Gardening Verbs and Actions
Gardening is something you do, so verbs are the heart of the topic. These are the action words you’ll reach for whenever you describe a day spent outdoors.
| Verb | How it’s used |
|---|---|
| Dig | To break up soil or make a hole: “I dug a hole for the rose bush.” |
| Plant | To put a seed or plant into the ground. |
| Sow | To scatter or set seeds in soil. |
| Water | To give plants water so they don’t dry out. |
| Weed | To pull out unwanted plants. |
| Prune | To cut back stems or branches to keep a plant healthy. |
| Mow | To cut the grass on a lawn. |
| Rake | To gather leaves or smooth the soil. |
| Mulch | To spread a protective layer over the soil. |
| Harvest / pick | To gather ripe fruit, vegetables, or flowers. |
| Transplant | To move a plant from one spot to another. |
| Trim | To neaten a plant by cutting off excess growth. |
Notice how many of these verbs pair with specific things: you mow the lawn, prune a bush, and harvest vegetables. Learning the natural pairings (collocations) is what makes your English sound fluent rather than translated word by word.

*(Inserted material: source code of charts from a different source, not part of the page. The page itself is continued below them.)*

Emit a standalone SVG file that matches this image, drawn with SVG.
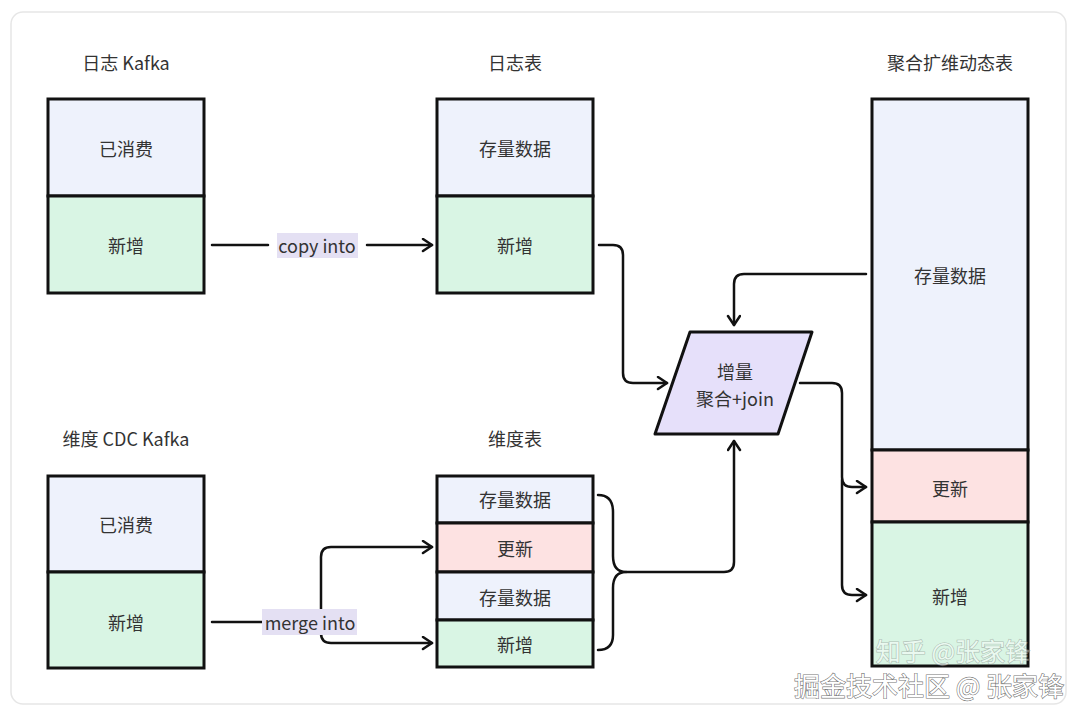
<svg xmlns="http://www.w3.org/2000/svg" width="1080" height="715" viewBox="0 0 1080 715">
<style>
text{font-family:"Noto Sans CJK SC","Noto Sans",sans-serif;fill:#333;font-size:18px;text-anchor:middle;dominant-baseline:central}
.blue{fill:#eef2fc;stroke:#111;stroke-width:3}
.green{fill:#d9f5e4;stroke:#111;stroke-width:3}
.pink{fill:#fde2e2;stroke:#111;stroke-width:3}
.edge{fill:none;stroke:#111;stroke-width:2.5;stroke-linecap:round;stroke-linejoin:round}
.lbl{fill:#e4e0f3}
text.wm{fill:#fff;stroke:#777;stroke-width:1.2;paint-order:stroke}
text.wm1{font-size:26px}
text.wm2{font-size:25px;opacity:0.45}
</style>
<defs>
<marker id="arr" markerUnits="userSpaceOnUse" markerWidth="14" markerHeight="16" refX="11" refY="7" orient="auto">
<path d="M2,1 L11,7 L2,13" fill="none" stroke="#111" stroke-width="2.5" stroke-linecap="round" stroke-linejoin="round"/>
</marker>
</defs>
<rect x="0" y="0" width="1080" height="715" fill="#fff"/>
<rect x="11" y="12" width="1055" height="692" rx="12" fill="#fff" stroke="#e6e6e6" stroke-width="1.5"/>

<g id="log-kafka">
<text x="126" y="62">日志 Kafka</text>
<rect class="blue" x="48" y="99" width="156" height="97"/>
<rect class="green" x="48" y="196" width="156" height="97"/>
<text x="126" y="148">已消费</text>
<text x="126" y="245">新增</text>
</g>

<g id="log-table">
<text x="515" y="62">日志表</text>
<rect class="blue" x="437" y="99" width="156" height="97"/>
<rect class="green" x="437" y="196" width="156" height="97"/>
<text x="515" y="148">存量数据</text>
<text x="515" y="245">新增</text>
</g>

<g id="dim-kafka">
<text x="126" y="438">维度 CDC Kafka</text>
<rect class="blue" x="48" y="476" width="156" height="96"/>
<rect class="green" x="48" y="572" width="156" height="96"/>
<text x="126" y="524">已消费</text>
<text x="126" y="622">新增</text>
</g>

<g id="dim-table">
<text x="515" y="438">维度表</text>
<rect class="blue" x="437" y="476" width="156" height="47"/>
<rect class="pink" x="437" y="523" width="156" height="49"/>
<rect class="blue" x="437" y="572" width="156" height="48"/>
<rect class="green" x="437" y="620" width="156" height="47"/>
<text x="515" y="499">存量数据</text>
<text x="515" y="548">更新</text>
<text x="515" y="597">存量数据</text>
<text x="515" y="644">新增</text>
</g>

<g id="agg-table">
<text x="950" y="62">聚合扩维动态表</text>
<rect class="blue" x="872" y="99" width="156" height="351"/>
<rect class="pink" x="872" y="450" width="156" height="72"/>
<rect class="green" x="872" y="522" width="156" height="144"/>
<text x="950" y="275">存量数据</text>
<text x="950" y="488">更新</text>
<text x="950" y="596">新增</text>
</g>

<g id="agg-join">
<polygon points="690,332 812,332 778,434 655,434" fill="#e6e0fa" stroke="#111" stroke-width="3" stroke-linejoin="round"/>
<text x="735" y="371">增量</text>
<text x="735" y="398">聚合+join</text>
</g>

<g id="connectors">
<path class="edge" d="M212,245 H268"/>
<path class="edge" d="M367,245 H432" marker-end="url(#arr)"/>
<rect class="lbl" x="277" y="233" width="81" height="25"/>
<text x="317" y="245">copy into</text>

<path class="edge" d="M599,245 H613 Q623,245 623,255 V373 Q623,383 633,383 H667" marker-end="url(#arr)"/>
<path class="edge" d="M866,274 H744 Q734,274 734,284 V325" marker-end="url(#arr)"/>
<path class="edge" d="M800,383 H832 Q842,383 842,393 V477 Q842,487 852,487 H866" marker-end="url(#arr)"/>
<path class="edge" d="M842,480 V585 Q842,595 852,595 H866" marker-end="url(#arr)"/>

<path class="edge" d="M598,495 Q613,495 613,512 V556 Q613,572 626,572 Q613,572 613,588 V635 Q613,650 598,650"/>
<path class="edge" d="M626,572 H724 Q734,572 734,562 V441" marker-end="url(#arr)"/>

<path class="edge" d="M212,622 H321"/>
<path class="edge" d="M321,622 V557 Q321,547 331,547 H432" marker-end="url(#arr)"/>
<path class="edge" d="M321,622 V633 Q321,643 331,643 H432" marker-end="url(#arr)"/>
<rect class="lbl" x="262" y="609" width="95" height="26"/>
<text x="310" y="622">merge into</text>
</g>

<text class="wm wm2" x="953" y="650">知乎 @张家锋</text>
<text class="wm wm1" x="929" y="684">掘金技术社区 @ 张家锋</text>
</svg>
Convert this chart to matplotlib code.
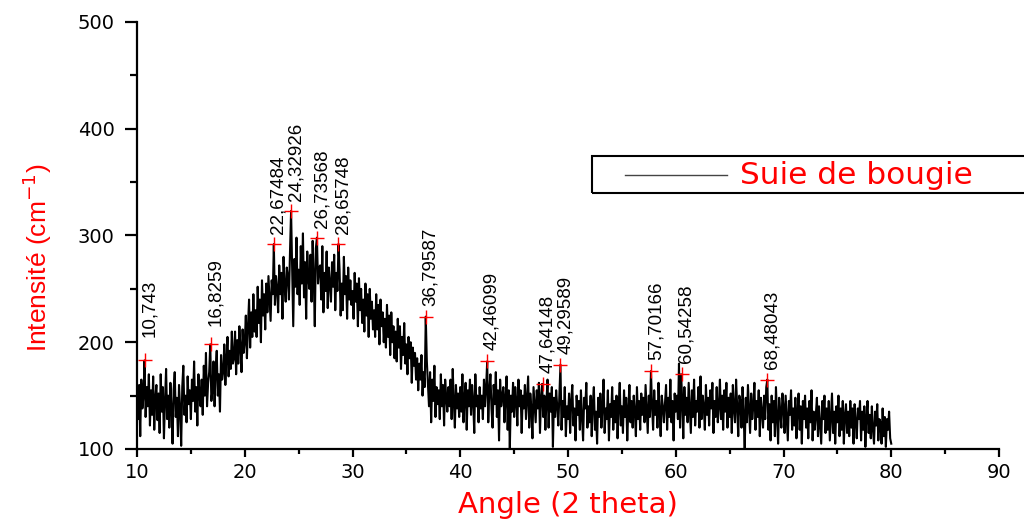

Garden Idioms English Speakers Actually Use
Here’s where gardening becomes genuinely fun for learners. English is full of expressions borrowed from the garden, and most of them have nothing to do with plants at all. Sprinkling a few into conversation makes you sound natural. If you enjoy figurative language, you might also like our collection of beautiful English idioms.
| Idiom | Meaning |
|---|---|
| To nip something in the bud | To stop a problem early before it grows. |
| A late bloomer | Someone who succeeds or matures later than others. |
| To grow on someone | To become more likeable over time. |
| The grass is always greener (on the other side) | Other situations always look better than your own. |
| To go to seed | To decline or become neglected. |
| To reap what you sow | To experience the results of your own actions. |
| A shrinking violet | A very shy, timid person. |
| To branch out | To try something new or expand your interests. |
Try working one of these into your next chat. Telling a friend that a new song “is really growing on me” is a small, natural touch that signals comfortable, everyday English.
Tips for Remembering Gardening Vocabulary
You don’t need a garden of your own to lock these words in. A few simple habits go a long way:
- Label as you learn. Next time you visit a park or garden centre, silently name the tools and plants you see in English.
- Group by action. Memorize verbs together with their objects: “water the plants,” “mow the lawn,” “pull the weeds.”
- Use the idioms in writing. Drop one garden idiom into a message or journal entry each week until it feels automatic.
- Watch a gardening clip. Short how-to videos repeat key words naturally, which helps with both meaning and pronunciation.
For more everyday word-building beyond the garden, our guide to the 300 most common English words is a great place to keep building your core vocabulary.
Frequently Asked Questions
What is the difference between a garden and a yard?
In British English, “garden” usually means the planted outdoor space around a house. In American English, “yard” often refers to that whole outdoor area, while “garden” tends to mean a specific bed of flowers or vegetables.
What’s the difference between annual and perennial plants?
An annual completes its whole life cycle in one season and then dies, so you replant it each year. A perennial survives and comes back on its own season after season.
Is it “pruners” or “secateurs”?
They’re the same tool. “Secateurs” is the common British term, while “pruners” or “pruning shears” is standard in American English. Use whichever fits the variety of English you’re learning.
Why are there so many garden idioms in English?
Gardening has been part of daily life for centuries, so its imagery worked its way into the language. Expressions like “nip it in the bud” or “the grass is always greener” feel vivid because everyone understands the picture behind them.
How can I practise gardening vocabulary without a garden?
You can describe gardens you see in parks or online, watch short gardening videos, and use the verbs and idioms in your own writing. The key is using the words actively rather than just reading them.